** Start of SUPPLIED MATERIAL **

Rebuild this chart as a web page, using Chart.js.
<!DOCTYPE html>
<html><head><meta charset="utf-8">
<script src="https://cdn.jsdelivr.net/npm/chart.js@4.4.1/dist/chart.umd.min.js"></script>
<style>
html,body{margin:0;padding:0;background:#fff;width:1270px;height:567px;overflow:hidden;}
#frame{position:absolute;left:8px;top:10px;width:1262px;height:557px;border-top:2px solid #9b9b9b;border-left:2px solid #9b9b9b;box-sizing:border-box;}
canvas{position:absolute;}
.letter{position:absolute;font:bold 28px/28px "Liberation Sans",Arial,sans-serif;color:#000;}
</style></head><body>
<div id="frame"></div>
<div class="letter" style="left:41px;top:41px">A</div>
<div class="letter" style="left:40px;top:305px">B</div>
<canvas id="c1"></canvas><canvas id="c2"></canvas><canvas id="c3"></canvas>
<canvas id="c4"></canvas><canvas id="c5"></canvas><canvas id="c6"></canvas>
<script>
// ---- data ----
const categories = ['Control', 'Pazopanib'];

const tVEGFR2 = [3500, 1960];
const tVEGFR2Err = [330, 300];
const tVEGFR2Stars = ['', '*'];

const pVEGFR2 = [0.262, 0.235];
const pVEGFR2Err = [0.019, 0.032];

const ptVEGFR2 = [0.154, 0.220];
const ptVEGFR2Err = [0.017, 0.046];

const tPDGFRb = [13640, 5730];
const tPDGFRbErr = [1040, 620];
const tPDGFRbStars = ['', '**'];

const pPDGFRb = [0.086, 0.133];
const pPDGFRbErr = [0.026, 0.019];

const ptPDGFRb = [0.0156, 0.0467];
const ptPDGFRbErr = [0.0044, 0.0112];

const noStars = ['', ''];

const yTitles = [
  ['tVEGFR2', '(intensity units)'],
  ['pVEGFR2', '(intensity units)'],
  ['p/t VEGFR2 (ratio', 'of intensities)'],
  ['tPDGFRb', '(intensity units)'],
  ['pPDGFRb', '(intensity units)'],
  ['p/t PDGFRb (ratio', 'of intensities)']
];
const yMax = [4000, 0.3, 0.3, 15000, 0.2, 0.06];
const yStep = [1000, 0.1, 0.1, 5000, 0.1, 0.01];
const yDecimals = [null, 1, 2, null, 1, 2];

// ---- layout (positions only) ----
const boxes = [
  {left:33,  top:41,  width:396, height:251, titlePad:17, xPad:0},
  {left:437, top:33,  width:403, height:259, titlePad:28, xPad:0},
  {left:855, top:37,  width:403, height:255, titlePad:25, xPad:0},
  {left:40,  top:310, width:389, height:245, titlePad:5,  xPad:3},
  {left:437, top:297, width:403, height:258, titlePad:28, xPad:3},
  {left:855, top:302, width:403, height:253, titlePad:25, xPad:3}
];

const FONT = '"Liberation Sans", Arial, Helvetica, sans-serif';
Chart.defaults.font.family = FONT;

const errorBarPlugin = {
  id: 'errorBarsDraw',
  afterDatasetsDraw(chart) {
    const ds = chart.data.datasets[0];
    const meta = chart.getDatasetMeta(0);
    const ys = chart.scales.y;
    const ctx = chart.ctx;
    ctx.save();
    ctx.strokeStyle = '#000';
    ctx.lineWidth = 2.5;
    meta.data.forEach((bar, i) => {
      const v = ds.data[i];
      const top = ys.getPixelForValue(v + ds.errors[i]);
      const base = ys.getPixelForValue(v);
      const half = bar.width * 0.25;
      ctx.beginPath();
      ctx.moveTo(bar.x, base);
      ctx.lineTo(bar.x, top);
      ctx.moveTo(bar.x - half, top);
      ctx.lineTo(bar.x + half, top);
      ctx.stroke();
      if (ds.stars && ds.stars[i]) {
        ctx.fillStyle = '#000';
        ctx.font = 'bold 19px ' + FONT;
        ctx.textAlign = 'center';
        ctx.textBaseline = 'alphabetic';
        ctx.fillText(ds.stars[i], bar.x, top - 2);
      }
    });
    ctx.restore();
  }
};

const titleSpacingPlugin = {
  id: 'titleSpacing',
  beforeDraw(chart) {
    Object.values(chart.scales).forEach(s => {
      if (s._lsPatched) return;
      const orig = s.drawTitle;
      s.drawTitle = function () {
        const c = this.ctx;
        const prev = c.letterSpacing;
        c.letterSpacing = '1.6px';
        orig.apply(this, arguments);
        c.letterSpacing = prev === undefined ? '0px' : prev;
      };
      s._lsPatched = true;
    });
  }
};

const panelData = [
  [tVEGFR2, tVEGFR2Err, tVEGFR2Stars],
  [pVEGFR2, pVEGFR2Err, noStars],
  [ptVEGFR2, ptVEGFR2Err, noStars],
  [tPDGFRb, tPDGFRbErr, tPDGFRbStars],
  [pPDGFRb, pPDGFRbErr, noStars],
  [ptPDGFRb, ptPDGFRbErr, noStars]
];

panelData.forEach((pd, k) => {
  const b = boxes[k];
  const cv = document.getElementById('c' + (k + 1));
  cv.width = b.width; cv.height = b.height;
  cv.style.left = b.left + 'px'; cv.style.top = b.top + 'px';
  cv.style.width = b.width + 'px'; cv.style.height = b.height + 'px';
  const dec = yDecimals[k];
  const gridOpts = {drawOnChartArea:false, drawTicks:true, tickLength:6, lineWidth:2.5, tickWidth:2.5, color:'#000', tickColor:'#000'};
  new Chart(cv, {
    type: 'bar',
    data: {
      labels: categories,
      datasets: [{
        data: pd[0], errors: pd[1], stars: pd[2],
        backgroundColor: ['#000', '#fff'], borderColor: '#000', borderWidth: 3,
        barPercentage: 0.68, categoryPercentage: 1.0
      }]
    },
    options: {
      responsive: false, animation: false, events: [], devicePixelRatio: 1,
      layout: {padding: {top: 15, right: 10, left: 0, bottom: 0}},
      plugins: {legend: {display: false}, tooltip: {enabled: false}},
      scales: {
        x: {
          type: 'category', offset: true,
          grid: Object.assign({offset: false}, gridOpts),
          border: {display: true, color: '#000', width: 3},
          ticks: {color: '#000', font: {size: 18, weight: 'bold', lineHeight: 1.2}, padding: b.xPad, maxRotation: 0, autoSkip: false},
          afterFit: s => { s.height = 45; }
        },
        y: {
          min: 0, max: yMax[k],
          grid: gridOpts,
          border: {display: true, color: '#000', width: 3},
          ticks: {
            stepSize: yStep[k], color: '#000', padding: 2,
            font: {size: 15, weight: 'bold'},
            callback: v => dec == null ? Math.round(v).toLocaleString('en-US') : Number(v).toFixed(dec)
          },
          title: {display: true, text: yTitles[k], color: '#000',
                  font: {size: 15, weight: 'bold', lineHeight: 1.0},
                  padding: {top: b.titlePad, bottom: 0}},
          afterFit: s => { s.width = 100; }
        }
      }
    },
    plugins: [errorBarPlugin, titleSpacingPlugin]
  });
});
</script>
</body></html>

** End of SUPPLIED MATERIAL **
** Start of SUPPLIED MATERIAL **

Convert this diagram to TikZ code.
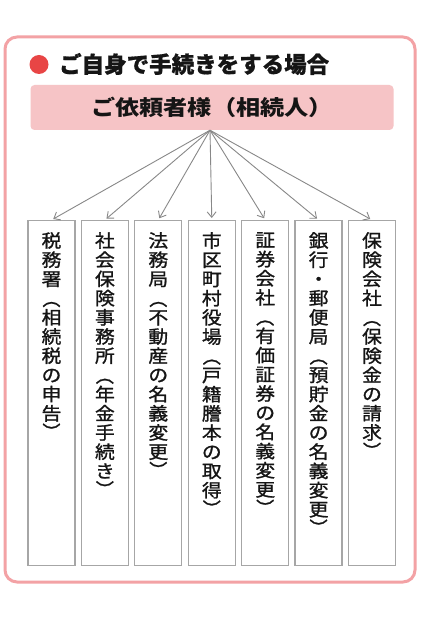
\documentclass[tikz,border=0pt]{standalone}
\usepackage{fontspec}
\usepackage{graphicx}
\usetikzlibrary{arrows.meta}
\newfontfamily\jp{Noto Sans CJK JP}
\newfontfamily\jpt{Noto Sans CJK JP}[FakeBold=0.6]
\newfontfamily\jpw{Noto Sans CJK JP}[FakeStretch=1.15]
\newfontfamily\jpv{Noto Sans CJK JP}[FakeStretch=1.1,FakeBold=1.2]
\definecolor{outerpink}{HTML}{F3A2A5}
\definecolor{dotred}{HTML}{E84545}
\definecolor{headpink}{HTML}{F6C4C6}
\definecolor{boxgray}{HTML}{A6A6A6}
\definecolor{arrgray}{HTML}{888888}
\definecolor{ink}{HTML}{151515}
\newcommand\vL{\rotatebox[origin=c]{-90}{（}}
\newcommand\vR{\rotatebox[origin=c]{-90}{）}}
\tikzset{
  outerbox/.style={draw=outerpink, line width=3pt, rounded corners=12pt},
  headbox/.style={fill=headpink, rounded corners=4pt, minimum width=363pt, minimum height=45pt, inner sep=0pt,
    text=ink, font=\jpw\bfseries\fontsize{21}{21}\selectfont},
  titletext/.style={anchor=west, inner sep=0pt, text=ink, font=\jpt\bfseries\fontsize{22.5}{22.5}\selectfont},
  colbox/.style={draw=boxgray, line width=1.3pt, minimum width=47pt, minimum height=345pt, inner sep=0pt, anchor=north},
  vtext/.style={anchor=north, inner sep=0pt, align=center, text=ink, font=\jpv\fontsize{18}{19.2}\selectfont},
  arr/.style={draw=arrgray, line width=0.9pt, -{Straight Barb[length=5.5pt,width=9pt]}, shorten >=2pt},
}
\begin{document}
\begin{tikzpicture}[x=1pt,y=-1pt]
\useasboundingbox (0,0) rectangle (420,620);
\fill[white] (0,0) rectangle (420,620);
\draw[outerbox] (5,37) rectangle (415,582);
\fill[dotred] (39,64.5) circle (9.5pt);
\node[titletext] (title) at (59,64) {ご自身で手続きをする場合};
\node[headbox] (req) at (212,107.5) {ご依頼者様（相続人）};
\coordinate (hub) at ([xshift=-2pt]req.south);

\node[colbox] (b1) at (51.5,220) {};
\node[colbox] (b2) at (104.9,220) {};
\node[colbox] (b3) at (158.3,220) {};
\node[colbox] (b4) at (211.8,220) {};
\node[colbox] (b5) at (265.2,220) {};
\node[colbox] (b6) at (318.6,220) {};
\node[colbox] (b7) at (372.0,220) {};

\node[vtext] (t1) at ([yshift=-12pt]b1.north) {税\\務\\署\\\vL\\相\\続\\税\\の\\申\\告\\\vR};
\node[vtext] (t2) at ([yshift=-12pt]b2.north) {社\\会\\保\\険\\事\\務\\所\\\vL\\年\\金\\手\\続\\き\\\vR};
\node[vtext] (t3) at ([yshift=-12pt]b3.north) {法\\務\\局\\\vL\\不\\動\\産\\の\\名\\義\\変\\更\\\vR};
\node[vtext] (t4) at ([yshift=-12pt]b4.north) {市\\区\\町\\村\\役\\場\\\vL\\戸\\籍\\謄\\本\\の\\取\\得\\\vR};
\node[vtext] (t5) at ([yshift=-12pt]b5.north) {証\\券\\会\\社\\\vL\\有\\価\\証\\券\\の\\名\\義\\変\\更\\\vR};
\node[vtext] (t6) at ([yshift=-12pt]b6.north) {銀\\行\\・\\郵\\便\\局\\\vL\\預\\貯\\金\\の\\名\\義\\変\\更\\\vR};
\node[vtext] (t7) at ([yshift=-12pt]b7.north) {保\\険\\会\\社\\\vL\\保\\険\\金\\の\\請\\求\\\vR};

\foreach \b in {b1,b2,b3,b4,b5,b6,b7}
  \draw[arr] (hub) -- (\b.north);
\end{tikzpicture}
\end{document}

** End of SUPPLIED MATERIAL **

▸ **WRITTEN EXERCISE**
Retype exactly the lines above, from the one with "Rebuild this chart" through the one with "const noStars = ['', ''];", inclusive.

▸ **SOLUTION FOR THIS EXERCISE**
Rebuild this chart as a web page, using Chart.js.
<!DOCTYPE html>
<html><head><meta charset="utf-8">
<script src="https://cdn.jsdelivr.net/npm/chart.js@4.4.1/dist/chart.umd.min.js"></script>
<style>
html,body{margin:0;padding:0;background:#fff;width:1270px;height:567px;overflow:hidden;}
#frame{position:absolute;left:8px;top:10px;width:1262px;height:557px;border-top:2px solid #9b9b9b;border-left:2px solid #9b9b9b;box-sizing:border-box;}
canvas{position:absolute;}
.letter{position:absolute;font:bold 28px/28px "Liberation Sans",Arial,sans-serif;color:#000;}
</style></head><body>
<div id="frame"></div>
<div class="letter" style="left:41px;top:41px">A</div>
<div class="letter" style="left:40px;top:305px">B</div>
<canvas id="c1"></canvas><canvas id="c2"></canvas><canvas id="c3"></canvas>
<canvas id="c4"></canvas><canvas id="c5"></canvas><canvas id="c6"></canvas>
<script>
// ---- data ----
const categories = ['Control', 'Pazopanib'];

const tVEGFR2 = [3500, 1960];
const tVEGFR2Err = [330, 300];
const tVEGFR2Stars = ['', '*'];

const pVEGFR2 = [0.262, 0.235];
const pVEGFR2Err = [0.019, 0.032];

const ptVEGFR2 = [0.154, 0.220];
const ptVEGFR2Err = [0.017, 0.046];

const tPDGFRb = [13640, 5730];
const tPDGFRbErr = [1040, 620];
const tPDGFRbStars = ['', '**'];

const pPDGFRb = [0.086, 0.133];
const pPDGFRbErr = [0.026, 0.019];

const ptPDGFRb = [0.0156, 0.0467];
const ptPDGFRbErr = [0.0044, 0.0112];

const noStars = ['', ''];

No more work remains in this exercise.